Wednesday, 22 September 2010

Online: Rise to fame or fall from grace

This year’s X Factor is proving how influential social media can be on generating support from the public. Last year Simon Cowell introduced live audiences to the audience process, bringing the public closer to the judging panel to have their say. But with social media sites such as Facebook and Twitter the ‘judging’ goes beyond the audition.

The contestants that have got it right are the ones that already have Twitter accounts and fan pages before their audition appears on TV. Those that saw them in the live auditions have already become Facebook fans and are following them on Twitter, so by the time they appear on our screens they have thousands of followers. The support they get through social media is obviously seen by the producers of X Factor and help them realise which contestants are of interest to the public. Last year’s finalists all had Twitter accounts and Facebook fan pages and kept the public up to date with their experience throughout the show.

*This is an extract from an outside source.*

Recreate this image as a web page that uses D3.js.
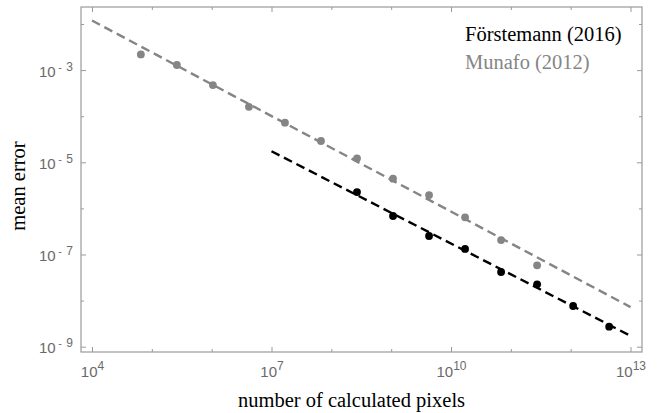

Looking at an example from this season, Cher Lloyd (or mini Cheryl Cole as you may remember her), on the night of her audition she became the most popular trend on Twitter in the UK, possibly ensuring she makes it to the live finals.
But for those contestants that have a past (and lets face it many of them do) the world wide web does everything it can to show them in a negative light, giving them their five minutes of fame, but perhaps hindering their chances of ever making it past boot camp.

Take Chloe Mafia for example, the 19 year old was put through even after a not so great audition (judges decision, not ours!), but the media has done its research, found out about her criminal past and splashed it all over the front cover of every tabloid newspaper since her audition. With the backlash she has received on Twitter and Facebook her future as an X Factor contestant looks like its about to come to an end.

And moving away from the X Factor, look at the David Beckham rumour that is running around Twitter today. The journalists have heard a rumour from the American press. Although they can’t reveal what the story is just yet (I’m sure the lawyers are trying to stop it) but they can certainly get their followers guessing and gossiping about the story simply by posting the words “If the Beckham rumours are true he’s in serious trouble”.

Since I first started writing this post the story has in fact been revealed by In Touch magazine and the whole Beckham story is spreading like Wildfire. We here are split in the office by those tweeting and those not as to who knows what’s going on and who will find out a few days later when the UK press finally print the story.